I think the key is to have separate agents handling each phase. They could all be in the same tool. I agree that having one AI agent handle the entire thing isn't going to be enough for the kind of reliability one is looking for here.
> Graphite's merge queue rebases, re-runs CI, merges if green.
This is a tool I hadn't heard of before and the merge queue seems like a very useful concept. I wonder if it handles automatically resolving trivial rebase conflicts with AI. The stacked PR feature sounds pretty good too.
> People assume we're trading quality for speed. User engagement went up. Payment conversion went up. We produce better results than before, because the feedback loops are tighter. You learn more when you ship daily than when you ship monthly.
Obviously lofty claims but intuitively I think this is possible. AI output isn't perfect but current engineering teams are far from perfect either. And I think AI is more amenable to process design than people are, simply because you can change the AI prompt instantly (and perhaps even AB-test it with LLMs as judge?) but people need time to train for a new process.
> At CREAO, we pushed AI-native operations into every function:
Product release notes: AI-generated from changelogs and feature descriptions.
Feature intro videos: AI-generated motion graphics.
Daily posts on socials: AI-orchestrated and auto-published.
Health reports and analytics summaries: AI-generated from CloudWatch and production databases.
Using AI for public-facing announcements is a bit of a minefield to be honest. I think it's valuable to have knowledgeable humans do most of this. But maybe AI can be acceptable if you clearly label that it's AI and you genuinely don't have the human bandwidth to do it anymore.
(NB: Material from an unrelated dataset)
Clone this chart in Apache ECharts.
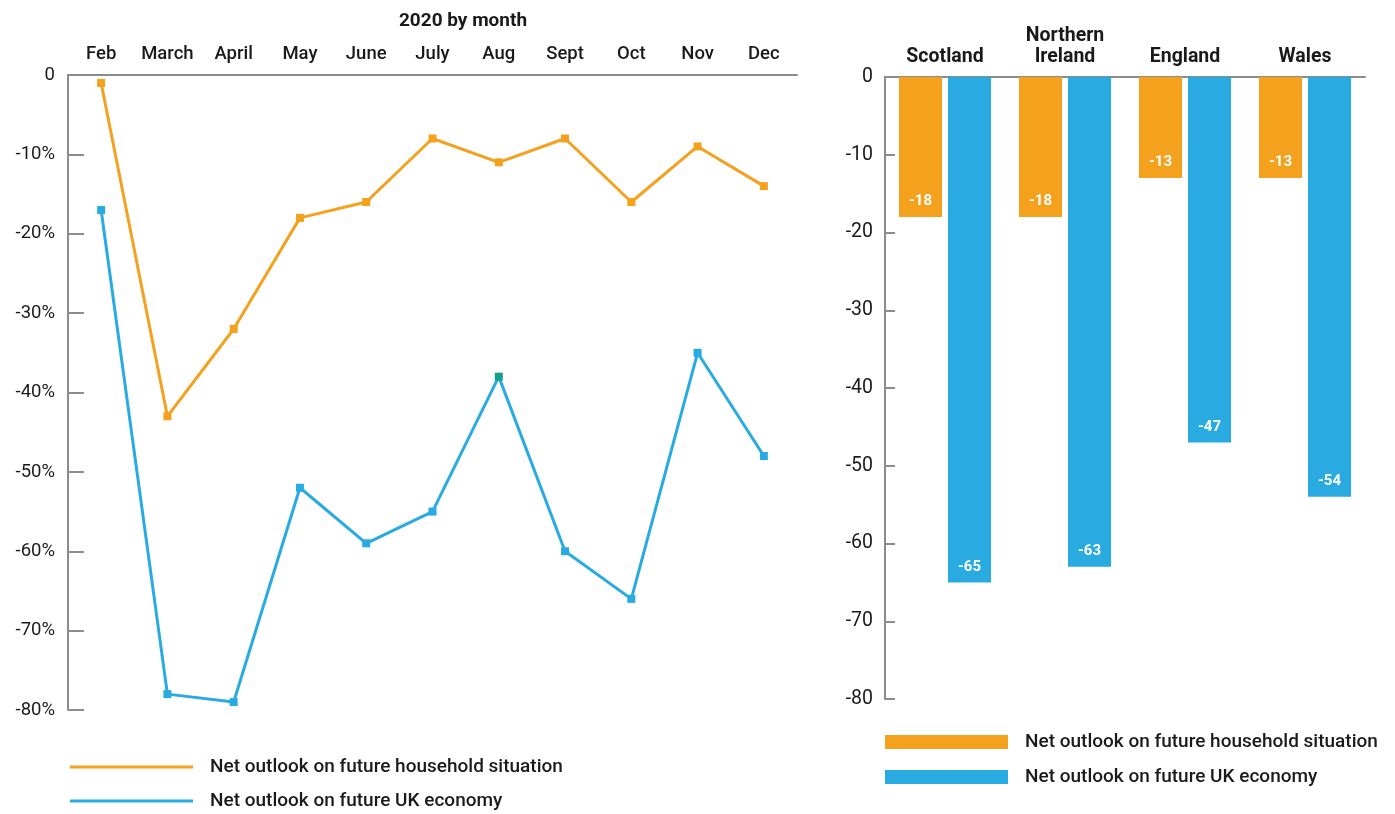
<!DOCTYPE html>
<html><head><meta charset="utf-8">
<script src="https://cdn.jsdelivr.net/npm/echarts@6/dist/echarts.min.js"></script>
<style>html,body{margin:0;padding:0;background:#fff}#c{width:1395px;height:814px}</style>
</head><body><div id="c"></div>
<script>
const months = ['Feb','March','April','May','June','July','Aug','Sept','Oct','Nov','Dec'];
const household = [-1,-43,-32,-18,-16,-8,-11,-8,-16,-9,-14];
const economy = [-17,-78,-79,-52,-59,-55,-38,-60,-66,-35,-48];
const nations = ['Scotland','Northern\nIreland','England','Wales'];
const nationHousehold = [-18,-18,-13,-13];
const nationEconomy = [-65,-63,-47,-54];
const legendNames = {
  hhLine:'Net outlook on future household situation', ecLine:'Net outlook on future UK economy',
  hhBar:'Net outlook on future household situation', ecBar:'Net outlook on future UK economy'
};
const ORANGE = '#f4a11e', BLUE = '#29abe2', AXIS = '#8c8c8c', TXT = '#1a1a1a';
const FONT = 'Roboto';

const chart = echarts.init(document.getElementById('c'));
chart.setOption({
  animation:false,
  textStyle:{fontFamily:FONT},
  title:{text:'2020 by month', left:458, top:7, textAlign:'center',
    textStyle:{fontFamily:FONT,fontSize:19,fontWeight:'bold',color:TXT}},
  grid:[
    {left:68, top:75, width:729, height:635},
    {left:885, top:77, width:480, height:622}
  ],
  xAxis:[
    {gridIndex:0, type:'category', position:'top', data:months, boundaryGap:true,
     axisLine:{lineStyle:{color:AXIS,width:2}},
     axisTick:{inside:true,length:15,interval:0,lineStyle:{color:AXIS,width:2}},
     axisLabel:{interval:0,margin:11,fontSize:18.5,fontWeight:500,color:TXT,fontFamily:FONT}},
    {gridIndex:1, type:'category', position:'top', data:nations,
     axisLine:{lineStyle:{color:AXIS,width:2}}, axisTick:{show:false},
     axisLabel:{interval:0,margin:9,fontSize:19.5,fontWeight:'bold',color:TXT,lineHeight:21,fontFamily:FONT}}
  ],
  yAxis:[
    {gridIndex:0, type:'value', min:-80, max:0, interval:10,
     axisLine:{show:true,lineStyle:{color:AXIS,width:2}},
     axisTick:{show:true,inside:true,length:16,lineStyle:{color:AXIS,width:2}},
     splitLine:{show:false},
     axisLabel:{margin:13,fontSize:18.5,color:TXT,fontFamily:FONT,
       formatter:v=>v===0?'0':v+'%'}},
    {gridIndex:1, type:'value', min:-80, max:0, interval:10,
     axisLine:{show:true,lineStyle:{color:AXIS,width:2}},
     axisTick:{show:true,inside:true,length:10,lineStyle:{color:AXIS,width:2}},
     splitLine:{show:false},
     axisLabel:{margin:12,fontSize:19.5,color:TXT,fontFamily:FONT}}
  ],
  legend:[
    {data:['hhLine','ecLine'], orient:'vertical', left:70, top:756, itemGap:12, padding:0,
     icon:'rect', itemWidth:123, itemHeight:3,
     formatter:n=>legendNames[n],
     textStyle:{fontSize:19,fontWeight:500,color:TXT,fontFamily:FONT,padding:[0,0,0,12],height:22,lineHeight:22}},
    {data:['hhBar','ecBar'], orient:'vertical', left:885, top:731, itemGap:13, padding:0,
     icon:'rect', itemWidth:123, itemHeight:14,
     formatter:n=>legendNames[n],
     textStyle:{fontSize:19,fontWeight:500,color:TXT,fontFamily:FONT,padding:[0,0,0,12],height:22,lineHeight:22}}
  ],
  series:[
    {name:'hhLine', type:'line', xAxisIndex:0, yAxisIndex:0, data:household,
     symbol:'rect', symbolSize:8, lineStyle:{color:ORANGE,width:3}, itemStyle:{color:ORANGE}},
    {name:'ecLine', type:'line', xAxisIndex:0, yAxisIndex:0,
     data:economy.map((v,i)=>months[i]==='Aug'?{value:v,itemStyle:{color:'#17a08a'}}:v),
     symbol:'rect', symbolSize:8, lineStyle:{color:BLUE,width:3}, itemStyle:{color:BLUE}},
    {name:'hhBar', type:'bar', xAxisIndex:1, yAxisIndex:1, data:nationHousehold,
     barWidth:43, barGap:'14%', itemStyle:{color:ORANGE},
     label:{show:true,position:'insideBottom',distance:8,color:'#fff',fontWeight:'bold',fontSize:15,fontFamily:FONT}},
    {name:'ecBar', type:'bar', xAxisIndex:1, yAxisIndex:1, data:nationEconomy,
     barWidth:43, barGap:'14%', itemStyle:{color:BLUE},
     label:{show:true,position:'insideBottom',distance:8,color:'#fff',fontWeight:'bold',fontSize:15,fontFamily:FONT}}
  ]
});
</script></body></html>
> I believe one-person companies will become common. If one architect with agents can do the work of 100 people, many companies won't need a second employee.
Oh boy.
> the CTO working 18-hour days
This is actually the least believable part of this post to me. I'd somewhat believe if you said 14-16 hours, but working a 18 hour day seems like a straight up bad idea. Even assuming you value absolutely nothing else in life other than work, you'd get more done in 14-16 hrs w/ more leisure and sleep than in 18 without it.